# [DATA LINES]
○ ○ ○ ○ ○
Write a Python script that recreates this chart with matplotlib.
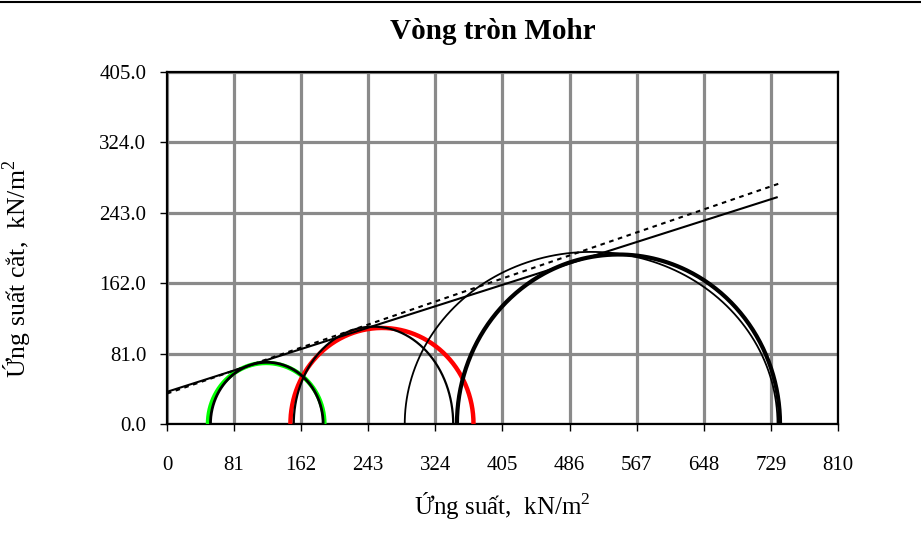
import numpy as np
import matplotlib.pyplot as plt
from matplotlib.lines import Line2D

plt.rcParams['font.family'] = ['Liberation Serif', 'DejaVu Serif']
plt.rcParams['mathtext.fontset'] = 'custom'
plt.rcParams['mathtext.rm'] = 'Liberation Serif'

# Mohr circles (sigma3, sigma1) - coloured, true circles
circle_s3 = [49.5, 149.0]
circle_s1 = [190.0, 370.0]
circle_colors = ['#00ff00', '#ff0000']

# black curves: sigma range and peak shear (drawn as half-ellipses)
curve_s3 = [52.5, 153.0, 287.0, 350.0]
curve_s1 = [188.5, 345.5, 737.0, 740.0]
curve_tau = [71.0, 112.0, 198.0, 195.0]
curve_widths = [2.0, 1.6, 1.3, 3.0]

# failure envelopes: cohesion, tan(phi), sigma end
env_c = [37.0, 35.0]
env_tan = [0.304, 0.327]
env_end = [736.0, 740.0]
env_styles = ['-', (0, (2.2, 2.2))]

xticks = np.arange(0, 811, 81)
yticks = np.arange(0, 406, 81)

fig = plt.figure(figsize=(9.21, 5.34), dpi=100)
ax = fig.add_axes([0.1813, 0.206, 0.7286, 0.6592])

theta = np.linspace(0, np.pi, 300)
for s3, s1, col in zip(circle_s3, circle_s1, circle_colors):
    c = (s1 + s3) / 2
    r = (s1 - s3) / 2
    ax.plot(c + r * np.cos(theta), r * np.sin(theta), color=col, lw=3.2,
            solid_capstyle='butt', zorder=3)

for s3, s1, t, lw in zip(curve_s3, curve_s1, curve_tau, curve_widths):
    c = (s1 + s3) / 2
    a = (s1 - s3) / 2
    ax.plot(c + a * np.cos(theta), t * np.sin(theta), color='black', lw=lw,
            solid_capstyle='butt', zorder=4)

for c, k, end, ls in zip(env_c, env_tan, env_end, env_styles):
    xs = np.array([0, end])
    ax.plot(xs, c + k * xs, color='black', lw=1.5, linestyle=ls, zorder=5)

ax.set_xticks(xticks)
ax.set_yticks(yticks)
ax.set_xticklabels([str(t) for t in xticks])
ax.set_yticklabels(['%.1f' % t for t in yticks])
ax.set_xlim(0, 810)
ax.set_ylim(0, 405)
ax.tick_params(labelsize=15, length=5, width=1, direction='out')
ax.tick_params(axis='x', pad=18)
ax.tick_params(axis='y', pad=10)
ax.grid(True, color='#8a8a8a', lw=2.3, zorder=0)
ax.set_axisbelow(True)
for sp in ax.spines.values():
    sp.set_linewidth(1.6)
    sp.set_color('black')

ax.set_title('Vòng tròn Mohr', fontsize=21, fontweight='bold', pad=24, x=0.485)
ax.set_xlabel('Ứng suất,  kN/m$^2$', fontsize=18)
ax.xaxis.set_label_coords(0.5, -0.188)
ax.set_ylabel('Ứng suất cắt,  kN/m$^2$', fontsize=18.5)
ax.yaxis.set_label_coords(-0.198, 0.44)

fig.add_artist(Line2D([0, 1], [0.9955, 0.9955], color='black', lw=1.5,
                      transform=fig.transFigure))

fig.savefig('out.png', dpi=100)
○ ○ ○ ○ ○
# [WHAT IS ASKED]
Omit the pictures, then output the rest of the listing exactly.

# [CORRECT ANSWER]
Write a Python script that recreates this chart with matplotlib.
import numpy as np
import matplotlib.pyplot as plt
from matplotlib.lines import Line2D

plt.rcParams['font.family'] = ['Liberation Serif', 'DejaVu Serif']
plt.rcParams['mathtext.fontset'] = 'custom'
plt.rcParams['mathtext.rm'] = 'Liberation Serif'

# Mohr circles (sigma3, sigma1) - coloured, true circles
circle_s3 = [49.5, 149.0]
circle_s1 = [190.0, 370.0]
circle_colors = ['#00ff00', '#ff0000']

# black curves: sigma range and peak shear (drawn as half-ellipses)
curve_s3 = [52.5, 153.0, 287.0, 350.0]
curve_s1 = [188.5, 345.5, 737.0, 740.0]
curve_tau = [71.0, 112.0, 198.0, 195.0]
curve_widths = [2.0, 1.6, 1.3, 3.0]

# failure envelopes: cohesion, tan(phi), sigma end
env_c = [37.0, 35.0]
env_tan = [0.304, 0.327]
env_end = [736.0, 740.0]
env_styles = ['-', (0, (2.2, 2.2))]

xticks = np.arange(0, 811, 81)
yticks = np.arange(0, 406, 81)

fig = plt.figure(figsize=(9.21, 5.34), dpi=100)
ax = fig.add_axes([0.1813, 0.206, 0.7286, 0.6592])

theta = np.linspace(0, np.pi, 300)
for s3, s1, col in zip(circle_s3, circle_s1, circle_colors):
    c = (s1 + s3) / 2
    r = (s1 - s3) / 2
    ax.plot(c + r * np.cos(theta), r * np.sin(theta), color=col, lw=3.2,
            solid_capstyle='butt', zorder=3)

for s3, s1, t, lw in zip(curve_s3, curve_s1, curve_tau, curve_widths):
    c = (s1 + s3) / 2
    a = (s1 - s3) / 2
    ax.plot(c + a * np.cos(theta), t * np.sin(theta), color='black', lw=lw,
            solid_capstyle='butt', zorder=4)

for c, k, end, ls in zip(env_c, env_tan, env_end, env_styles):
    xs = np.array([0, end])
    ax.plot(xs, c + k * xs, color='black', lw=1.5, linestyle=ls, zorder=5)

ax.set_xticks(xticks)
ax.set_yticks(yticks)
ax.set_xticklabels([str(t) for t in xticks])
ax.set_yticklabels(['%.1f' % t for t in yticks])
ax.set_xlim(0, 810)
ax.set_ylim(0, 405)
ax.tick_params(labelsize=15, length=5, width=1, direction='out')
ax.tick_params(axis='x', pad=18)
ax.tick_params(axis='y', pad=10)
ax.grid(True, color='#8a8a8a', lw=2.3, zorder=0)
ax.set_axisbelow(True)
for sp in ax.spines.values():
    sp.set_linewidth(1.6)
    sp.set_color('black')

ax.set_title('Vòng tròn Mohr', fontsize=21, fontweight='bold', pad=24, x=0.485)
ax.set_xlabel('Ứng suất,  kN/m$^2$', fontsize=18)
ax.xaxis.set_label_coords(0.5, -0.188)
ax.set_ylabel('Ứng suất cắt,  kN/m$^2$', fontsize=18.5)
ax.yaxis.set_label_coords(-0.198, 0.44)

fig.add_artist(Line2D([0, 1], [0.9955, 0.9955], color='black', lw=1.5,
                      transform=fig.transFigure))

fig.savefig('out.png', dpi=100)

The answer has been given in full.